During the late nineties John Sargent said at a banquet in London, "The finest talent of the brush of this (the nineteenth) century is Frank Duveneck's." This tribute excepted no country or school.

Nearly twenty years have elapsed since this recognition of Duveneck's prowess was made. It is of more than common interest therefore that to-day similar verdicts are being rendered, and that Duveneck, whose name has added to Cincinnati's fame as an art center, is receiving proper recognition from his countrymen at home.

A day or two ago at a banquet at the Panama-Pacific exposition, where Duveneck has been honored by the allotment of a special exhibit, he was mentioned as being one of the four really great artists of the United States.

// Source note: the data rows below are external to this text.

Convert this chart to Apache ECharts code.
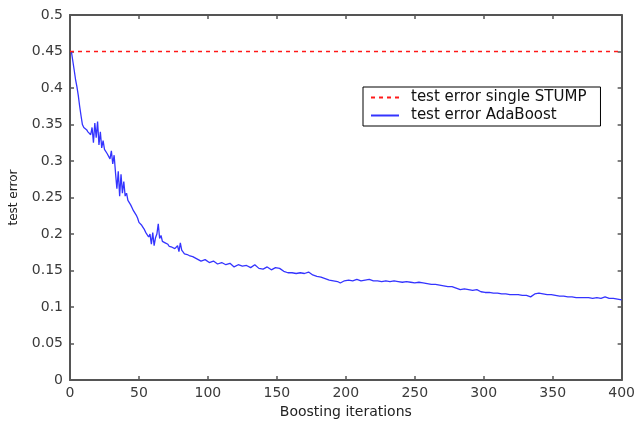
<!DOCTYPE html>
<html>
<head>
<meta charset="utf-8">
<script src="https://cdn.jsdelivr.net/npm/echarts@6/dist/echarts.min.js"></script>
<style>html,body{margin:0;padding:0;background:#fff}#c{width:638px;height:424px}</style>
</head>
<body>
<div id="c"></div>
<script>
const xTicks = [0, 50, 100, 150, 200, 250, 300, 350, 400];
const yTicks = [0, 0.05, 0.1, 0.15, 0.2, 0.25, 0.3, 0.35, 0.4, 0.45, 0.5];
const seriesNames = ['test error single STUMP', 'test error AdaBoost'];
const stumpIters = [0, 400];
const stumpError = [0.45, 0.45];
const adaIters = [
  1,2,3,4,5,6,7,8,9,10,11,12,13,14,15,16,17,18,19,20,
  21,22,23,24,25,26,27,28,29,30,31,32,33,34,35,36,37,38,39,40,
  41,42,43,44,45,46,47,48,49,50,51,52,53,54,55,56,57,58,59,60,
  61,62,63,64,65,66,67,68,69,70,71,72,73,74,75,76,77,78,79,80,
  81,82,83,84,85,86,87,88,89,90,
  92,95,98,101,104,107,110,113,116,119,122,125,128,131,134,137,140,143,146,149,
  152,155,158,161,164,167,170,173,176,179,182,185,188,191,194,196,199,202,205,208,
  211,214,217,220,223,226,229,232,235,238,241,244,247,250,253,256,259,262,265,268,
  271,274,277,280,283,286,289,292,295,298,301,304,307,310,313,316,319,322,325,328,
  331,334,337,340,343,346,349,352,355,358,361,364,367,370,373,376,379,382,385,388,
  391,394,397,400
];
const adaError = [
  0.450,0.448,0.425,0.412,0.402,0.390,0.375,0.362,0.350,0.346,0.344,0.343,0.340,0.342,0.336,0.346,0.325,0.352,0.332,0.354,
  0.322,0.340,0.318,0.328,0.316,0.318,0.310,0.312,0.303,0.314,0.296,0.308,0.284,0.262,0.286,0.252,0.282,0.256,0.272,0.252,
  0.256,0.246,0.244,0.240,0.236,0.232,0.230,0.226,0.222,0.216,0.218,0.212,0.210,0.206,0.202,0.204,0.196,0.200,0.186,0.202,
  0.184,0.195,0.200,0.214,0.194,0.198,0.190,0.191,0.188,0.187,0.186,0.183,0.184,0.182,0.183,0.180,0.181,0.184,0.176,0.188,
  0.178,0.176,0.173,0.175,0.172,0.172,0.170,0.171,0.169,0.170,
  0.166,0.163,0.165,0.161,0.163,0.159,0.161,0.158,0.160,0.155,0.158,0.156,0.157,0.154,0.158,0.153,0.152,0.155,0.151,0.154,
  0.153,0.149,0.147,0.147,0.146,0.147,0.146,0.148,0.144,0.142,0.141,0.139,0.137,0.136,0.135,0.133,0.136,0.137,0.136,0.138,
  0.136,0.137,0.138,0.136,0.136,0.135,0.136,0.135,0.136,0.135,0.134,0.135,0.134,0.133,0.134,0.133,0.132,0.131,0.131,0.130,
  0.129,0.128,0.128,0.126,0.124,0.125,0.124,0.123,0.124,0.121,0.120,0.120,0.119,0.119,0.118,0.118,0.117,0.117,0.117,0.116,
  0.116,0.114,0.118,0.119,0.118,0.117,0.117,0.116,0.115,0.115,0.114,0.114,0.113,0.113,0.113,0.113,0.112,0.113,0.112,0.114,
  0.112,0.112,0.111,0.110
];

const chart = echarts.init(document.getElementById('c'), null, {renderer: 'canvas'});
const axisColor = '#555';
const font = 'DejaVu Sans, Verdana, sans-serif';
const labelStyle = {color: '#3a3a3a', fontSize: 14, fontFamily: font};
const fmtY = v => { const t = yTicks.find(x => Math.abs(x - v) < 1e-9); return t === undefined ? '' : String(+t.toFixed(2)); };
const fmtX = v => String(v);
const boxAxis = {
  axisLine: {show: true, onZero: false, lineStyle: {color: axisColor, width: 2}},
  axisTick: {show: true, inside: true, length: 4, lineStyle: {color: axisColor, width: 1.5}},
  splitLine: {show: false}
};
const redColor = '#ff1a1a';
const blueColor = '#3434ff';
const option = {
  backgroundColor: '#fff',
  animation: false,
  grid: {left: 70, right: 16, top: 15, bottom: 39, containLabel: false},
  legend: {
    show: true,
    left: 363, top: 87,
    orient: 'vertical',
    itemWidth: 28, itemHeight: 10, itemGap: 3,
    padding: [3, 14, 3, 7],
    borderColor: '#000', borderWidth: 1,
    backgroundColor: '#fff',
    itemStyle: {opacity: 0},
    textStyle: {color: '#111', fontSize: 15, fontFamily: font, padding: [0, 0, 0, 7]},
    data: seriesNames
  },
  xAxis: [
    Object.assign({}, boxAxis, {
      type: 'value', min: 0, max: 400, interval: 50, position: 'bottom',
      name: 'Boosting iterations', nameLocation: 'middle', nameGap: 21,
      nameTextStyle: {color: '#222', fontSize: 14, fontFamily: font},
      axisLabel: Object.assign({}, labelStyle, {margin: 6, formatter: fmtX})
    }),
    Object.assign({}, boxAxis, {
      type: 'value', min: 0, max: 400, interval: 50, position: 'top',
      axisLabel: {show: false}
    })
  ],
  yAxis: [
    Object.assign({}, boxAxis, {
      type: 'value', min: 0, max: 0.5, interval: 0.05, position: 'left',
      name: 'test error', nameLocation: 'middle', nameGap: 50, nameRotate: 90,
      nameTextStyle: {color: '#222', fontSize: 12, fontFamily: font},
      axisLabel: Object.assign({}, labelStyle, {margin: 7, formatter: fmtY})
    }),
    Object.assign({}, boxAxis, {
      type: 'value', min: 0, max: 0.5, interval: 0.05, position: 'right',
      axisLabel: {show: false}
    })
  ],
  series: [
    {
      name: seriesNames[0], type: 'line', xAxisIndex: 0, yAxisIndex: 0,
      data: stumpIters.map((x, i) => [x, stumpError[i]]),
      showSymbol: false, symbol: 'none',
      color: redColor,
      lineStyle: {color: redColor, width: 1.5, type: [4, 4]},
      itemStyle: {color: redColor},
      z: 3
    },
    {
      name: seriesNames[1], type: 'line', xAxisIndex: 0, yAxisIndex: 0,
      data: adaIters.map((x, i) => [x, adaError[i]]),
      showSymbol: false, symbol: 'none',
      color: blueColor,
      lineStyle: {color: blueColor, width: 1.3},
      itemStyle: {color: blueColor},
      z: 2
    }
  ]
};
chart.setOption(option);
</script>
</body>
</html>
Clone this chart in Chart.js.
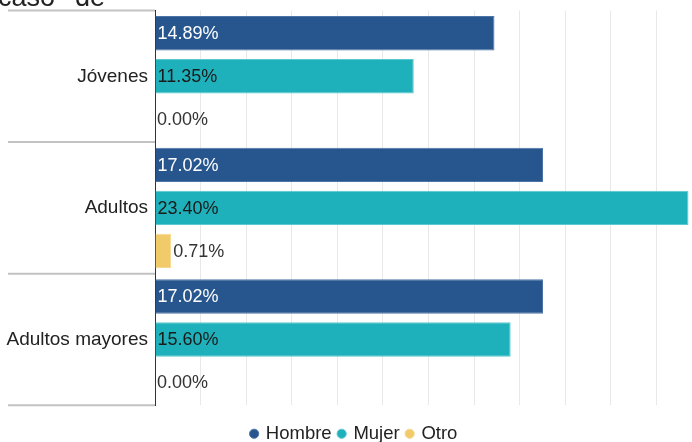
<!DOCTYPE html>
<html>
<head>
<meta charset="utf-8">
<script src="https://cdn.jsdelivr.net/npm/chart.js@4.4.1/dist/chart.umd.min.js"></script>
<style>
  html, body { margin: 0; padding: 0; background: #fff; overflow: hidden; width: 692px; height: 442px; }
  #wrap { position: relative; width: 709px; height: 453px; }
  .ttl { position: absolute; top: -16px; font: 27px "Liberation Sans", Arial, sans-serif; line-height: 27px; color: #222; white-space: pre; }
</style>
</head>
<body>
<div id="wrap">
  <canvas id="c" width="709" height="453"></canvas>
  <div class="ttl" style="left:-2px">caso</div>
  <div class="ttl" style="left:75px">de</div>
</div>
<script>
const categories = ["Jóvenes", "Adultos", "Adultos mayores"];
const seriesNames = ["Hombre", "Mujer", "Otro"];
const hombre = [14.89, 17.02, 17.02];
const mujer = [11.35, 23.40, 15.60];
const otro = [0.00, 0.71, 0.00];
const seriesColors = ["#27568f", "#1fb1bb", "#f1cb6a"];
const borderColors = ["#4d74a6", "#5cc7ce", "#f5d88f"];
const labelColors = ["#ffffff", "#1a1a1a", "#333333"];

const FONT = '"Liberation Sans", Arial, sans-serif';

const separatorPlugin = {
  id: 'separators',
  afterDraw(chart) {
    const y = chart.scales.y;
    const ctx = chart.ctx;
    const n = categories.length;
    const step = (y.bottom - y.top) / n;
    ctx.save();
    ctx.strokeStyle = '#c2c2c2';
    ctx.lineWidth = 2;
    for (let i = 0; i <= n; i++) {
      const py = (i < n ? y.getPixelForValue(i) - step / 2 : y.getPixelForValue(n - 1) + step / 2);
      ctx.beginPath();
      ctx.moveTo(8, py);
      ctx.lineTo(chart.chartArea.left, py);
      ctx.stroke();
    }
    ctx.restore();
  }
};

const valueLabelPlugin = {
  id: 'valueLabels',
  afterDatasetsDraw(chart) {
    const ctx = chart.ctx;
    ctx.save();
    ctx.font = '18px ' + FONT;
    ctx.textBaseline = 'middle';
    ctx.textAlign = 'left';
    chart.data.datasets.forEach((ds, di) => {
      const meta = chart.getDatasetMeta(di);
      meta.data.forEach((el, i) => {
        const v = ds.data[i];
        const txt = v.toFixed(2) + '%';
        const w = ctx.measureText(txt).width;
        const start = Math.min(el.base, el.x);
        const end = Math.max(el.base, el.x);
        let x, color;
        if (end - start >= w + 4) {
          x = start + 2;
          color = labelColors[di];
        } else {
          x = (v > 0 ? end + 2 : start + 2);
          color = '#333333';
        }
        ctx.fillStyle = color;
        ctx.fillText(txt, x, el.y + 1);
      });
    });
    ctx.restore();
  }
};

new Chart(document.getElementById('c'), {
  type: 'bar',
  data: {
    labels: categories,
    datasets: [
      { label: seriesNames[0], data: hombre, backgroundColor: seriesColors[0], borderColor: borderColors[0], borderWidth: 1 },
      { label: seriesNames[1], data: mujer, backgroundColor: seriesColors[1], borderColor: borderColors[1], borderWidth: 1 },
      { label: seriesNames[2], data: otro, backgroundColor: seriesColors[2], borderColor: borderColors[2], borderWidth: 1 }
    ]
  },
  options: {
    indexAxis: 'y',
    responsive: false,
    animation: false,
    devicePixelRatio: 1,
    layout: { padding: { top: 10.5, left: 0, right: 0, bottom: 0 } },
    datasets: { bar: { categoryPercentage: 0.98, barPercentage: 0.8 } },
    scales: {
      x: {
        min: 0,
        max: 24.3,
        ticks: { display: false, stepSize: 2 },
        grid: { color: '#e8e8e8', lineWidth: 1, drawTicks: false },
        border: { display: false },
        afterFit(scale) { scale.height = 11.75; }
      },
      y: {
        ticks: { color: '#222', font: { size: 19, family: FONT }, padding: 7 },
        grid: { display: false, drawTicks: false },
        border: { display: true, color: '#333', width: 1 },
        afterFit(scale) { scale.width = 155; scale.paddingTop = 0; scale.paddingBottom = 0; }
      }
    },
    plugins: {
      legend: {
        position: 'bottom',
        labels: {
          usePointStyle: true,
          pointStyle: 'circle',
          boxWidth: 5,
          boxHeight: 6.5,
          padding: 7.5,
          color: '#222',
          font: { size: 18.5, family: FONT }
        }
      },
      tooltip: { enabled: false },
      title: { display: false }
    }
  },
  plugins: [separatorPlugin, valueLabelPlugin]
});
</script>
</body>
</html>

The others were Weir, Chase and Tarbell.

Duveneck is a master in his inspired and subtle world of the brush. As a teacher, his illuminating insight, his sympathy, his patient watchfulness, and his intuition have guided many a student from obscurity into brilliant success. Such painters as Alexander, DeCamp, Twachtman, Rolshoven, and many others owed to Duveneck the shaping of their careers.

Many Cincinnatians well remember when Frank Duveneck, as a young man, went to Munich. There he laid the foundations for that "finest talent of the brush" which enabled his eye to see and his hand to execute. His native characteristics of simplicity, quiet dignity and freedom from display have been the rocks on which his great success has been built. The qualities which make a painter and a painting take high rank are subtle and impossible of description, but those gifted with vision into the cloistered world of the artist need no aid. And it is only giving Duveneck his due as an artist to say that hundreds in America and abroad are thus able to see him as he is. 

The bequest which Duveneck recently made to the Cincinnati Museum of Art is almost unprecedented. It comprises almost his whole life work. He has guarded his treasures jealously with this one end in view. Great museums in Europe have sought his works in vain, with the result that his native city has come into possession of a comprehensive collection. The influence of this gift upon American art can not be estimated, nor the gratitude of artistic Cincinnati properly expressed.